A rat cytomegalovirus infection model for use in immunotoxicity testing has been developed. In resistance against viruses, natural killer cells and cytotoxic T-cells play an important role. Therefore, this model complements other rat host resistance models for immunotoxicity testing, i.e. existing bacterial and parasitic infection models in which cytotoxic T-cells and natural killer cells play a minor role. Host resistance against cytomegalovirus infections in the rat was determined by titrating infectious virus levels in organs after cytomegalovirus infection in an in vitro infectivity test denoted as the Plaque Forming Unit (PFU) Test.

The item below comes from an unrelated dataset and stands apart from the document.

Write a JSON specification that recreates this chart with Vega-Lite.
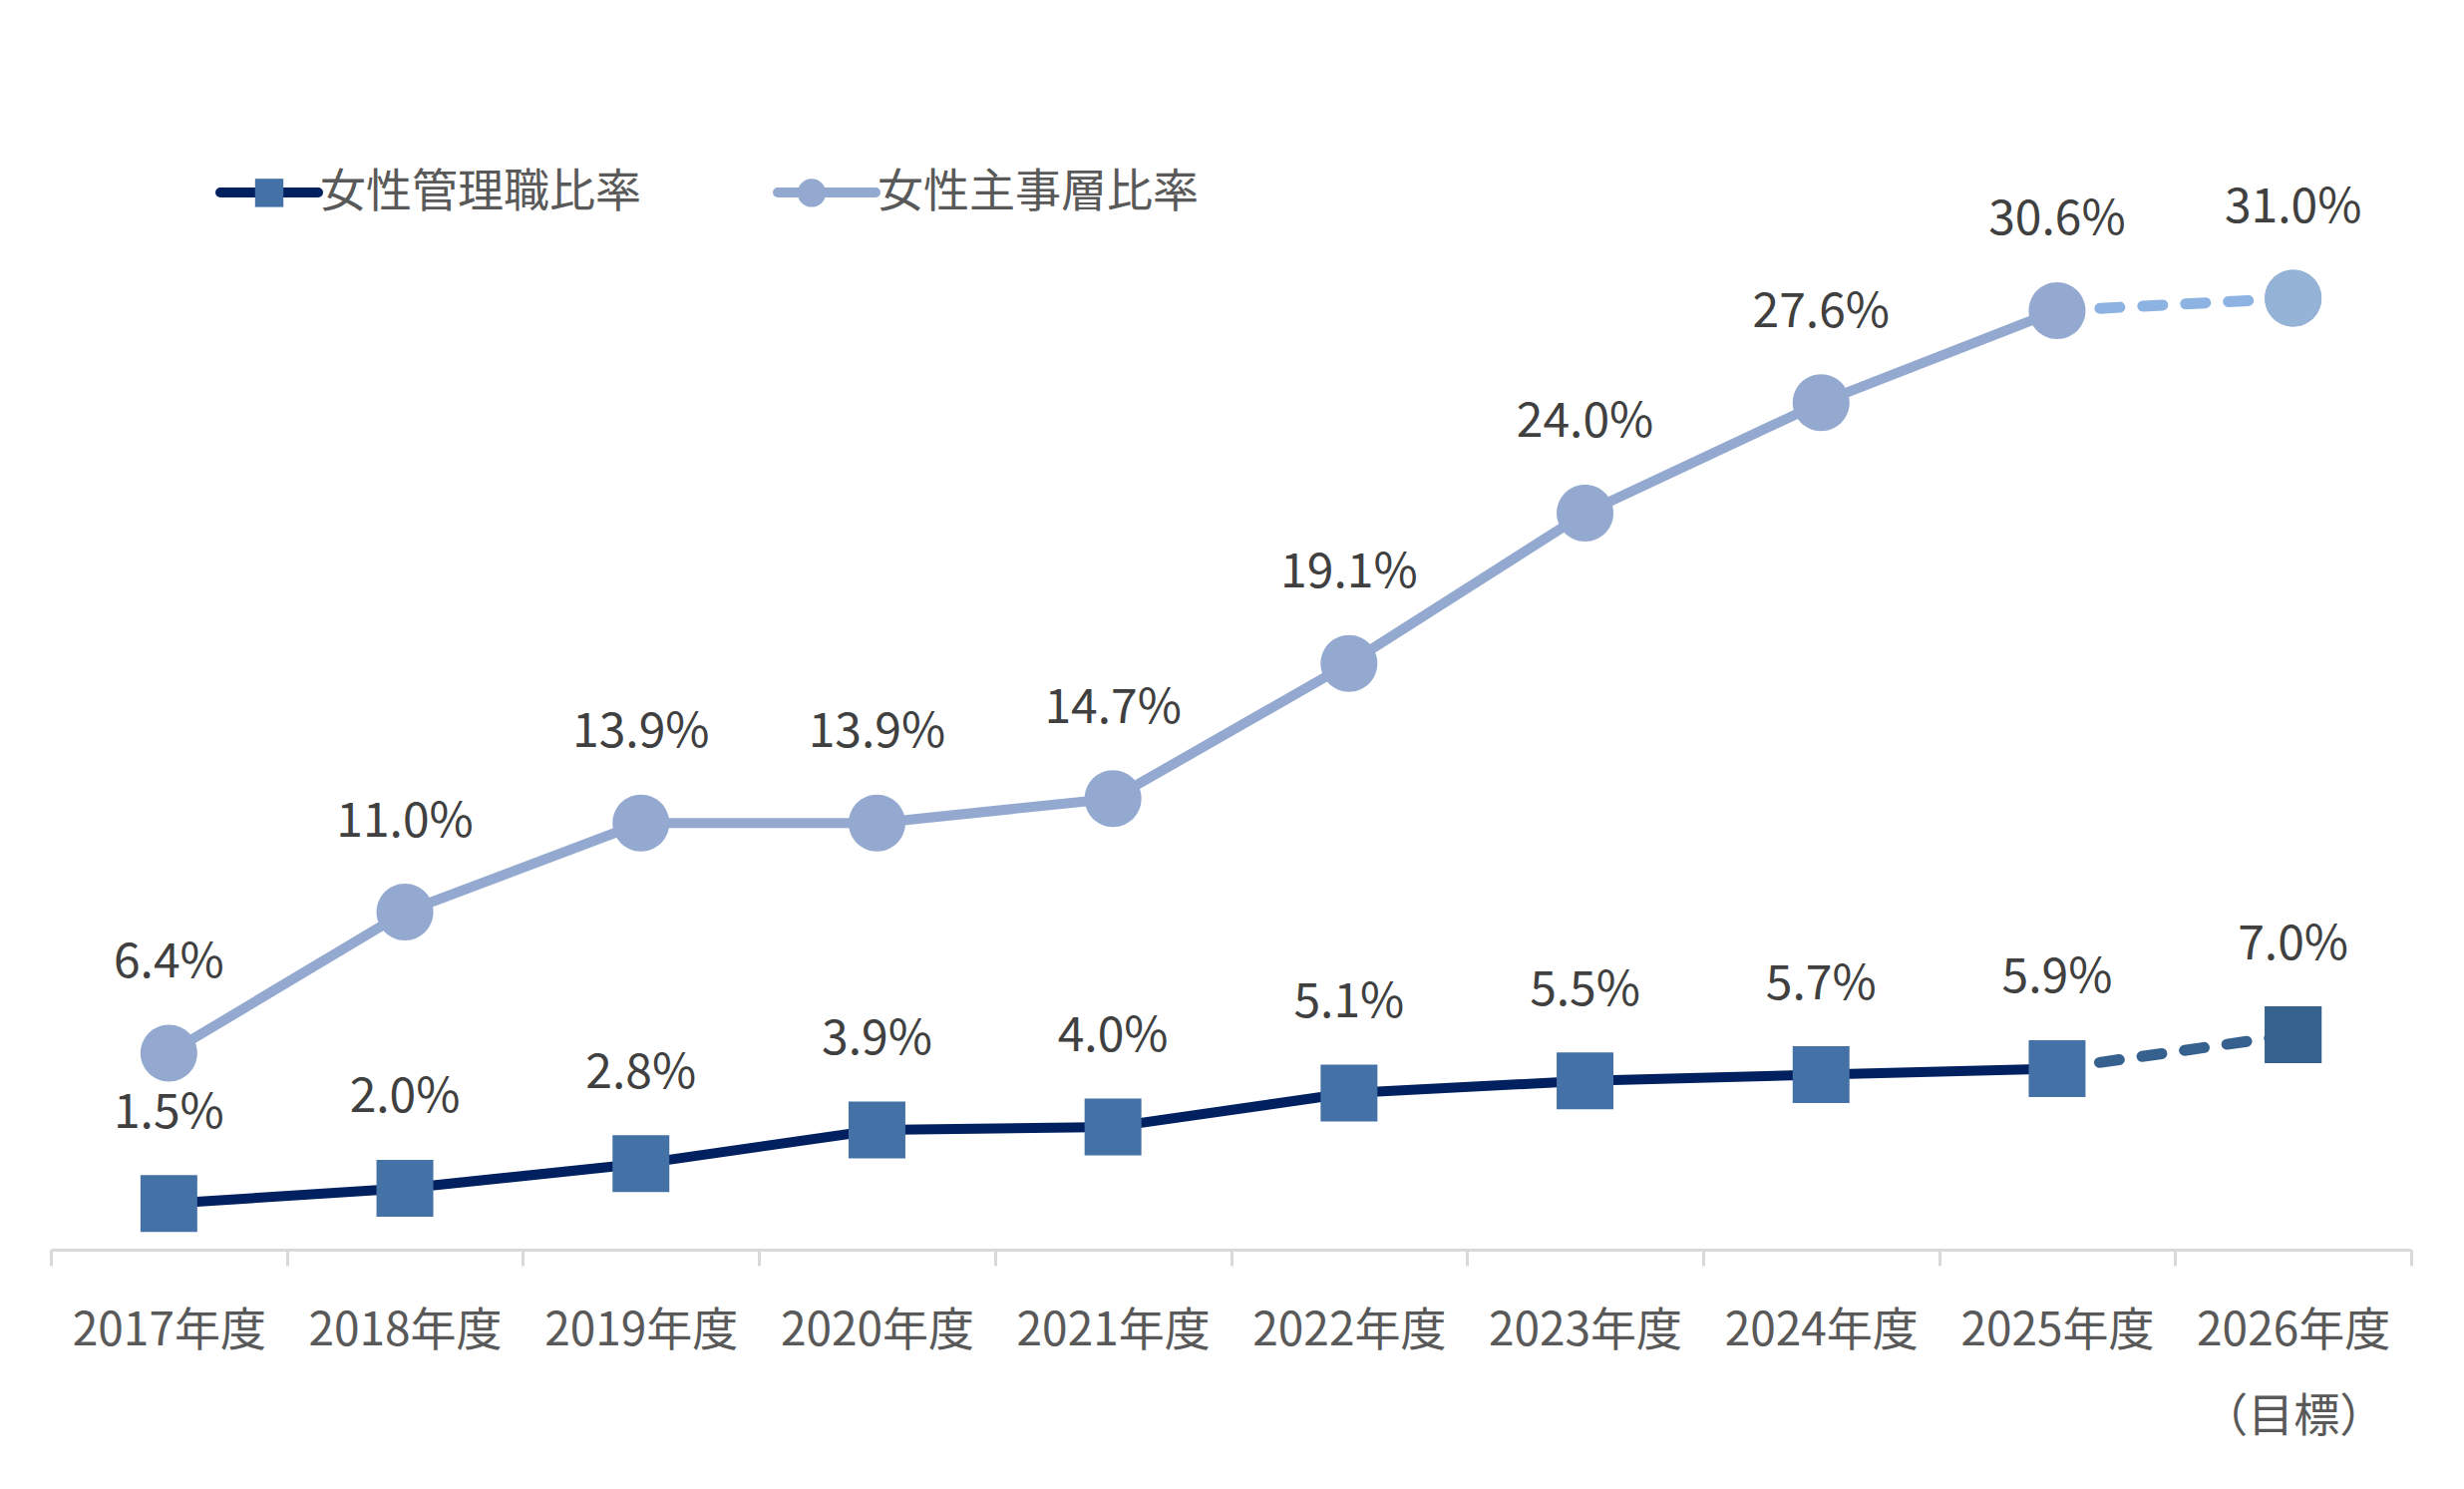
{
  "$schema": "https://vega.github.io/schema/vega-lite/v6.json",
  "width": 2367,
  "height": 1077,
  "autosize": "none",
  "padding": {"left": 51, "top": 176, "right": 53, "bottom": 240},
  "background": "#ffffff",
  "config": {
    "view": {"stroke": null},
    "font": "Noto Sans CJK JP"
  },
  "data": {
    "values": [
      {"year": "2017年度", "series": "女性管理職比率", "value": 0.015},
      {"year": "2018年度", "series": "女性管理職比率", "value": 0.020},
      {"year": "2019年度", "series": "女性管理職比率", "value": 0.028},
      {"year": "2020年度", "series": "女性管理職比率", "value": 0.039},
      {"year": "2021年度", "series": "女性管理職比率", "value": 0.040},
      {"year": "2022年度", "series": "女性管理職比率", "value": 0.051},
      {"year": "2023年度", "series": "女性管理職比率", "value": 0.055},
      {"year": "2024年度", "series": "女性管理職比率", "value": 0.057},
      {"year": "2025年度", "series": "女性管理職比率", "value": 0.059},
      {"year": "2026年度（目標）", "series": "女性管理職比率", "value": 0.070},
      {"year": "2017年度", "series": "女性主事層比率", "value": 0.064},
      {"year": "2018年度", "series": "女性主事層比率", "value": 0.110},
      {"year": "2019年度", "series": "女性主事層比率", "value": 0.139},
      {"year": "2020年度", "series": "女性主事層比率", "value": 0.139},
      {"year": "2021年度", "series": "女性主事層比率", "value": 0.147},
      {"year": "2022年度", "series": "女性主事層比率", "value": 0.191},
      {"year": "2023年度", "series": "女性主事層比率", "value": 0.240},
      {"year": "2024年度", "series": "女性主事層比率", "value": 0.276},
      {"year": "2025年度", "series": "女性主事層比率", "value": 0.306},
      {"year": "2026年度（目標）", "series": "女性主事層比率", "value": 0.310}
    ]
  },
  "encoding": {
    "x": {
      "field": "year",
      "type": "ordinal",
      "bandPosition": 0.5,
      "sort": null,
      "title": null,
      "scale": {"type": "band", "paddingInner": 0, "paddingOuter": 0},
      "axis": {
        "labelAngle": 0,
        "labelFontSize": 46,
        "labelColor": "#595959",
        "labelPadding": 43,
        "labelLimit": 0,
        "labelLineHeight": 86,
        "labelExpr": "datum.label == '2026年度（目標）' ? ['2026年度', '（目標）'] : datum.label",
        "tickBand": "extent",
        "tickSize": 16,
        "tickWidth": 3,
        "tickColor": "#D9D9D9",
        "domainColor": "#D9D9D9",
        "domainWidth": 3,
        "grid": false
      }
    },
    "y": {
      "field": "value",
      "type": "quantitative",
      "scale": {"domain": [0, 0.35], "nice": false},
      "axis": null
    }
  },
  "layer": [
    {
      "transform": [{"filter": "datum.year != '2026年度（目標）'"}],
      "mark": {"type": "line", "strokeWidth": 10, "strokeCap": "round", "strokeJoin": "round"},
      "encoding": {
        "stroke": {
          "field": "series",
          "type": "nominal",
          "scale": {"domain": ["女性管理職比率", "女性主事層比率"], "range": ["#002060", "#94A9D0"]},
          "legend": {
            "orient": "none",
            "legendX": 165,
            "legendY": -37,
            "direction": "horizontal",
            "title": null,
            "padding": 0,
            "symbolType": "stroke",
            "symbolSize": 9604,
            "symbolStrokeWidth": 10,
            "labelFontSize": 46,
            "labelColor": "#595959",
            "labelOffset": -3,
            "labelLimit": 0,
            "columnPadding": 117,
            "encode": {"symbols": {"update": {"strokeCap": {"value": "round"}}}}
          }
        }
      }
    },
    {
      "transform": [{"filter": "datum.year == '2025年度' || datum.year == '2026年度（目標）'"}],
      "mark": {"type": "line", "strokeWidth": 11, "strokeCap": "round", "strokeDash": [20, 23]},
      "encoding": {
        "detail": {"field": "series"},
        "stroke": {
          "condition": {"test": "datum.series == '女性管理職比率'", "value": "#36618F"},
          "value": "#8DB3E2"
        }
      }
    },
    {
      "mark": {"type": "point", "filled": true, "opacity": 1, "size": 38600},
      "encoding": {
        "color": {
          "field": "series",
          "type": "nominal",
          "sort": "descending",
          "scale": {"range": ["#4472A6", "#94A9D0"]},
          "legend": {
            "orient": "none",
            "legendX": 165,
            "legendY": -37,
            "direction": "horizontal",
            "title": null,
            "padding": 0,
            "symbolSize": 9604,
            "symbolStrokeWidth": 10,
            "symbolStrokeColor": "transparent",
            "labelFontSize": 46,
            "labelColor": "#595959",
            "labelOpacity": 0,
            "labelOffset": -3,
            "labelLimit": 0,
            "columnPadding": 117
          }
        },
        "shape": {
          "field": "series",
          "type": "nominal",
          "sort": "descending",
          "scale": {"range": ["M-0.29,-0.29H0.29V0.29H-0.29Z", "M-0.29,0A0.29,0.29 0 1,0 0.29,0A0.29,0.29 0 1,0 -0.29,0Z"]},
          "legend": {
            "orient": "none",
            "legendX": 165,
            "legendY": -37,
            "direction": "horizontal",
            "title": null,
            "padding": 0,
            "symbolSize": 9604,
            "symbolStrokeWidth": 10,
            "symbolStrokeColor": "transparent",
            "labelFontSize": 46,
            "labelColor": "#595959",
            "labelOpacity": 0,
            "labelOffset": -3,
            "labelLimit": 0,
            "columnPadding": 117
          }
        }
      }
    },
    {
      "transform": [{"filter": "datum.year == '2026年度（目標）'"}],
      "mark": {"type": "point", "filled": true, "opacity": 1, "size": 38600},
      "encoding": {
        "fill": {
          "condition": {"test": "datum.series == '女性管理職比率'", "value": "#36618F"},
          "value": "#95B3D7"
        },
        "shape": {
          "condition": {"test": "datum.series == '女性管理職比率'", "value": "M-0.29,-0.29H0.29V0.29H-0.29Z"},
          "value": "M-0.29,0A0.29,0.29 0 1,0 0.29,0A0.29,0.29 0 1,0 -0.29,0Z"
        }
      }
    },
    {
      "mark": {"type": "text", "dy": -90, "fontSize": 48, "color": "#404040", "baseline": "middle"},
      "encoding": {
        "text": {"field": "value", "type": "quantitative", "format": ".1%"}
      }
    }
  ]
}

In this test, homogenates of different organs were investigated for infectious virus titers on rat embryonic cell monolayers. We demonstrated that in the salivary gland, the major target organ for rat cytomegalovirus, virus was detectable from 8 days onward after intraperitoneal infection. To show that this model is suitable for the detection of immunotoxicity four different methods for immunosuppression were investigated: 1. γ-irradiation, 2. congenitally athymic rats, 3. chemically induced immunosuppression, 4. ultraviolet-B (UVB) irradiation. Rat cytomegalovirus titers in the salivary glands of irradiated (500 rad 1 day prior to infection) or congenitally athymic rats were significantly increased as compared to non-irradiated rats and euthymic control rats respectively. In TOX-Wistar rats, given 20 or 80 mg bis(tri-n-butyltin)oxide (TBTO) per kg food beginning 6 weeks before cytomegalovirus infection, a regimen known to have immunotoxic effects, cytomegalovirus titers in the salivary glands were significantly increased as compared to non-TBTO-treated cytomegalovirus infected rats. Exposure to a suberythemal doses of UVB, which is known to induce immunotoxic effects, induced a significant increase in cytomegalovirus titers in the salivary gland as compared to non-UVB-exposed rats. Therefore it is concluded that this infection model is suitable for the assessment of immunotoxic effects induced by enviromental components.